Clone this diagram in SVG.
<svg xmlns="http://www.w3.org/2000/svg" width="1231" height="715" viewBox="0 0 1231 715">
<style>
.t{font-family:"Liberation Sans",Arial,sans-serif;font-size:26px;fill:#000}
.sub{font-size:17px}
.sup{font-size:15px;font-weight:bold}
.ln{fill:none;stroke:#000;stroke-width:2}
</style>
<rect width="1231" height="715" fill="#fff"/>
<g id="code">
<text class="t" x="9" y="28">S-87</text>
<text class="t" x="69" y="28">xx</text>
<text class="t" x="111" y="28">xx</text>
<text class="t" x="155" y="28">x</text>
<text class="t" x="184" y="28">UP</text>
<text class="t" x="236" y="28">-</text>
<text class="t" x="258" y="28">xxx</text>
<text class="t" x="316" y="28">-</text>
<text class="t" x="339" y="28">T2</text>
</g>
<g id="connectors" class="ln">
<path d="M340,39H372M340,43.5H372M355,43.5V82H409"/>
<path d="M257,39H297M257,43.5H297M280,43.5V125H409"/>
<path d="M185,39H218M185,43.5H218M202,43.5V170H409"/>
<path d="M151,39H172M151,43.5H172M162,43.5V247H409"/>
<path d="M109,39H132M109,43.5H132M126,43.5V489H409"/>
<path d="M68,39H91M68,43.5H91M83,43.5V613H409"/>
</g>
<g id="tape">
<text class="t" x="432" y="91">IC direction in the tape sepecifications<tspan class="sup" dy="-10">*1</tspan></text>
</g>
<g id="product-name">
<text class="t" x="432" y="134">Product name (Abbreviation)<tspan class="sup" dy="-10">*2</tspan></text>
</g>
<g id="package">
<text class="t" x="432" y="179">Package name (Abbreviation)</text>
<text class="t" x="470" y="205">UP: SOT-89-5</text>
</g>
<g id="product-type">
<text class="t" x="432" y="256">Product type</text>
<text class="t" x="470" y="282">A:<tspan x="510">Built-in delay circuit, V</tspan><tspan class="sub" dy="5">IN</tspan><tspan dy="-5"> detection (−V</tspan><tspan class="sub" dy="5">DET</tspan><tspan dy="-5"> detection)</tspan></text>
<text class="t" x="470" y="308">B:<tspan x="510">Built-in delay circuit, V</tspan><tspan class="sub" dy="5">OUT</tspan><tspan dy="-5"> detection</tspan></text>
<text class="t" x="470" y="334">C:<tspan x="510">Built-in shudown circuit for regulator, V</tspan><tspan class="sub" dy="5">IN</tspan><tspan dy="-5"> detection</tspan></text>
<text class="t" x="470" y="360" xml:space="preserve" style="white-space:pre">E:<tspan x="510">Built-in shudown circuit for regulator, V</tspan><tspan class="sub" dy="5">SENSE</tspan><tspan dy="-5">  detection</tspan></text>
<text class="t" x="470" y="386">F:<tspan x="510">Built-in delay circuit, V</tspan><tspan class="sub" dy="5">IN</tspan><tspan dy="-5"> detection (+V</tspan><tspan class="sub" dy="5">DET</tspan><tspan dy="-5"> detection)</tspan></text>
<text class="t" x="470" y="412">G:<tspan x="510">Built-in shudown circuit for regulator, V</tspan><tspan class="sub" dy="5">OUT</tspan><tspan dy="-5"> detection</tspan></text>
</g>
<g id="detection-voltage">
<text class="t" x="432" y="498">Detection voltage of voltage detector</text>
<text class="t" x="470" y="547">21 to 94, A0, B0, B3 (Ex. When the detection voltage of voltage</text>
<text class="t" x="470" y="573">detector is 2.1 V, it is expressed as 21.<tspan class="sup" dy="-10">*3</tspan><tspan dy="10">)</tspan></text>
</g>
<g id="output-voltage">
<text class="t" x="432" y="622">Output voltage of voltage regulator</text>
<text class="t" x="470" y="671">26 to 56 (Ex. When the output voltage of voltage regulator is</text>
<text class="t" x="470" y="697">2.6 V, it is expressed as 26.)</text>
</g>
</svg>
==
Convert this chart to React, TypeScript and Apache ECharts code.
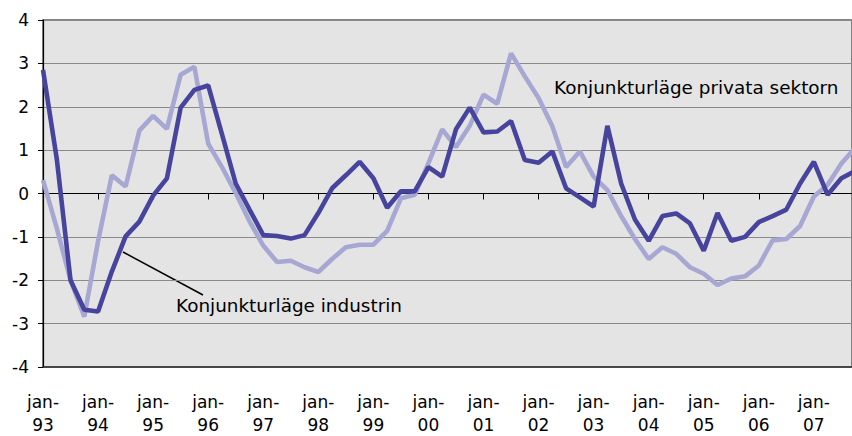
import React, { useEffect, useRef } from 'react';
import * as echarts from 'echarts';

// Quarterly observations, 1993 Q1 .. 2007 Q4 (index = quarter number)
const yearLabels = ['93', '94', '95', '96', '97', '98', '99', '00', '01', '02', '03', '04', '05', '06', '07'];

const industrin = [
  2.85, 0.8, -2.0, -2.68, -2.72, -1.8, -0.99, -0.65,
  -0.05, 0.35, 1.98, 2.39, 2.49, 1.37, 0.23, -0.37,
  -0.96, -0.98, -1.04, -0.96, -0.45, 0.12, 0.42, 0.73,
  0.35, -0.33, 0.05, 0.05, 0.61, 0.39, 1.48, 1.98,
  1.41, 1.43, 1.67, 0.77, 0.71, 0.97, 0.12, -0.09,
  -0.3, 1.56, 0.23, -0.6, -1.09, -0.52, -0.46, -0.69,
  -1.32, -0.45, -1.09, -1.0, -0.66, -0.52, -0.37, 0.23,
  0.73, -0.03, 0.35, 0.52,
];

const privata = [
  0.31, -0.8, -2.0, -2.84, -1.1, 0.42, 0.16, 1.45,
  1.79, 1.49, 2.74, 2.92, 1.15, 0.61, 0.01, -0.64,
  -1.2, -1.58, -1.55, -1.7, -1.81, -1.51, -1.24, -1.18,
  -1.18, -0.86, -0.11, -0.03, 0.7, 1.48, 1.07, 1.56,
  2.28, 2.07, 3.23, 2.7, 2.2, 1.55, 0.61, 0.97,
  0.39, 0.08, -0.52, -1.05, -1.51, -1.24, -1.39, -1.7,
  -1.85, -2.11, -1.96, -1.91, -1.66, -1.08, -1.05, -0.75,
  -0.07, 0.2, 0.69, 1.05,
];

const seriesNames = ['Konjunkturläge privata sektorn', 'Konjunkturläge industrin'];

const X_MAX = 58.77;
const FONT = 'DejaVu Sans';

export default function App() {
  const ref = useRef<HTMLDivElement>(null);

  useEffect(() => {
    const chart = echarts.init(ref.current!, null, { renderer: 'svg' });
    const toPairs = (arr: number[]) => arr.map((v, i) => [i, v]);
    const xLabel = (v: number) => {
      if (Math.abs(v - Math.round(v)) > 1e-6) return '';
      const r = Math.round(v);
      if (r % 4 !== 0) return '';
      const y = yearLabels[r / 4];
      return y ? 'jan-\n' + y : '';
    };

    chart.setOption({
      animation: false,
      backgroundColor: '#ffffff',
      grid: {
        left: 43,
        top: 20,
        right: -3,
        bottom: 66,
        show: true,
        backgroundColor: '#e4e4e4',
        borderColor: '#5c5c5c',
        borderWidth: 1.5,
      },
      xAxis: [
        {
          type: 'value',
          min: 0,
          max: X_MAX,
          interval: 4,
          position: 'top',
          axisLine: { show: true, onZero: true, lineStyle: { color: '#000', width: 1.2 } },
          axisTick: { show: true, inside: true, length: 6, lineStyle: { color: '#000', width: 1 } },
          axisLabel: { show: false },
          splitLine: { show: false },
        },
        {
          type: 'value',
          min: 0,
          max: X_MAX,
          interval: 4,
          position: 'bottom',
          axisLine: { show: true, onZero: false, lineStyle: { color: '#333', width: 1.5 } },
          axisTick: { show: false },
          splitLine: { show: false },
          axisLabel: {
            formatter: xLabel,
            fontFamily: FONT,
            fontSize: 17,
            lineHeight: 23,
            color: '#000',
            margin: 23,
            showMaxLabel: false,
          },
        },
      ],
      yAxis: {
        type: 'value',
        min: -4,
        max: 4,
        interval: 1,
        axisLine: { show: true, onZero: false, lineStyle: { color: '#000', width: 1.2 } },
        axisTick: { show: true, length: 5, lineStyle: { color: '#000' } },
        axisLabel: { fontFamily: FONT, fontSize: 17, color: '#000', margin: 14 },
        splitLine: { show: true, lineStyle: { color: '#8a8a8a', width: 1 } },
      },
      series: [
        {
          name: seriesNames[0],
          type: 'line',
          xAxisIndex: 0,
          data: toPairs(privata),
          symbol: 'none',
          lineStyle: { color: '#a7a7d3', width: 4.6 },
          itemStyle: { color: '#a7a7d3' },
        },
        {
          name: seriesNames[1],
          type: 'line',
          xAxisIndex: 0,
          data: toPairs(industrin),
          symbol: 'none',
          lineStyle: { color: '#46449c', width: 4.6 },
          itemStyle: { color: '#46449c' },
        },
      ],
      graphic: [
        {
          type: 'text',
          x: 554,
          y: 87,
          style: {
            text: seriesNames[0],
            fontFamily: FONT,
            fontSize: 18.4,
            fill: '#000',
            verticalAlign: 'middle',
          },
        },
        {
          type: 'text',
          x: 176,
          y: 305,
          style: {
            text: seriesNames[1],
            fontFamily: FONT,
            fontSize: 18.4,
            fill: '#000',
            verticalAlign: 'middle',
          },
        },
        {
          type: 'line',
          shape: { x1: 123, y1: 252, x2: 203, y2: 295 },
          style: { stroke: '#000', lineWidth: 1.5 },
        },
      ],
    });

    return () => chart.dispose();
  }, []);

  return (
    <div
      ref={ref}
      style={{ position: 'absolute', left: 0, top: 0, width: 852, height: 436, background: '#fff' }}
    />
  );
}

* **YOUR INSTRUCTIONS**:
Above are some records; extract exactly the lines from the one containing "Convert this chart" through the one containing "const ref = useRef<HTMLDivElement>(null);" and drop the pictures.

* **ANSWER TO THIS TASK**:
Convert this chart to React, TypeScript and Apache ECharts code.
import React, { useEffect, useRef } from 'react';
import * as echarts from 'echarts';

// Quarterly observations, 1993 Q1 .. 2007 Q4 (index = quarter number)
const yearLabels = ['93', '94', '95', '96', '97', '98', '99', '00', '01', '02', '03', '04', '05', '06', '07'];

const industrin = [
  2.85, 0.8, -2.0, -2.68, -2.72, -1.8, -0.99, -0.65,
  -0.05, 0.35, 1.98, 2.39, 2.49, 1.37, 0.23, -0.37,
  -0.96, -0.98, -1.04, -0.96, -0.45, 0.12, 0.42, 0.73,
  0.35, -0.33, 0.05, 0.05, 0.61, 0.39, 1.48, 1.98,
  1.41, 1.43, 1.67, 0.77, 0.71, 0.97, 0.12, -0.09,
  -0.3, 1.56, 0.23, -0.6, -1.09, -0.52, -0.46, -0.69,
  -1.32, -0.45, -1.09, -1.0, -0.66, -0.52, -0.37, 0.23,
  0.73, -0.03, 0.35, 0.52,
];

const privata = [
  0.31, -0.8, -2.0, -2.84, -1.1, 0.42, 0.16, 1.45,
  1.79, 1.49, 2.74, 2.92, 1.15, 0.61, 0.01, -0.64,
  -1.2, -1.58, -1.55, -1.7, -1.81, -1.51, -1.24, -1.18,
  -1.18, -0.86, -0.11, -0.03, 0.7, 1.48, 1.07, 1.56,
  2.28, 2.07, 3.23, 2.7, 2.2, 1.55, 0.61, 0.97,
  0.39, 0.08, -0.52, -1.05, -1.51, -1.24, -1.39, -1.7,
  -1.85, -2.11, -1.96, -1.91, -1.66, -1.08, -1.05, -0.75,
  -0.07, 0.2, 0.69, 1.05,
];

const seriesNames = ['Konjunkturläge privata sektorn', 'Konjunkturläge industrin'];

const X_MAX = 58.77;
const FONT = 'DejaVu Sans';

export default function App() {
  const ref = useRef<HTMLDivElement>(null);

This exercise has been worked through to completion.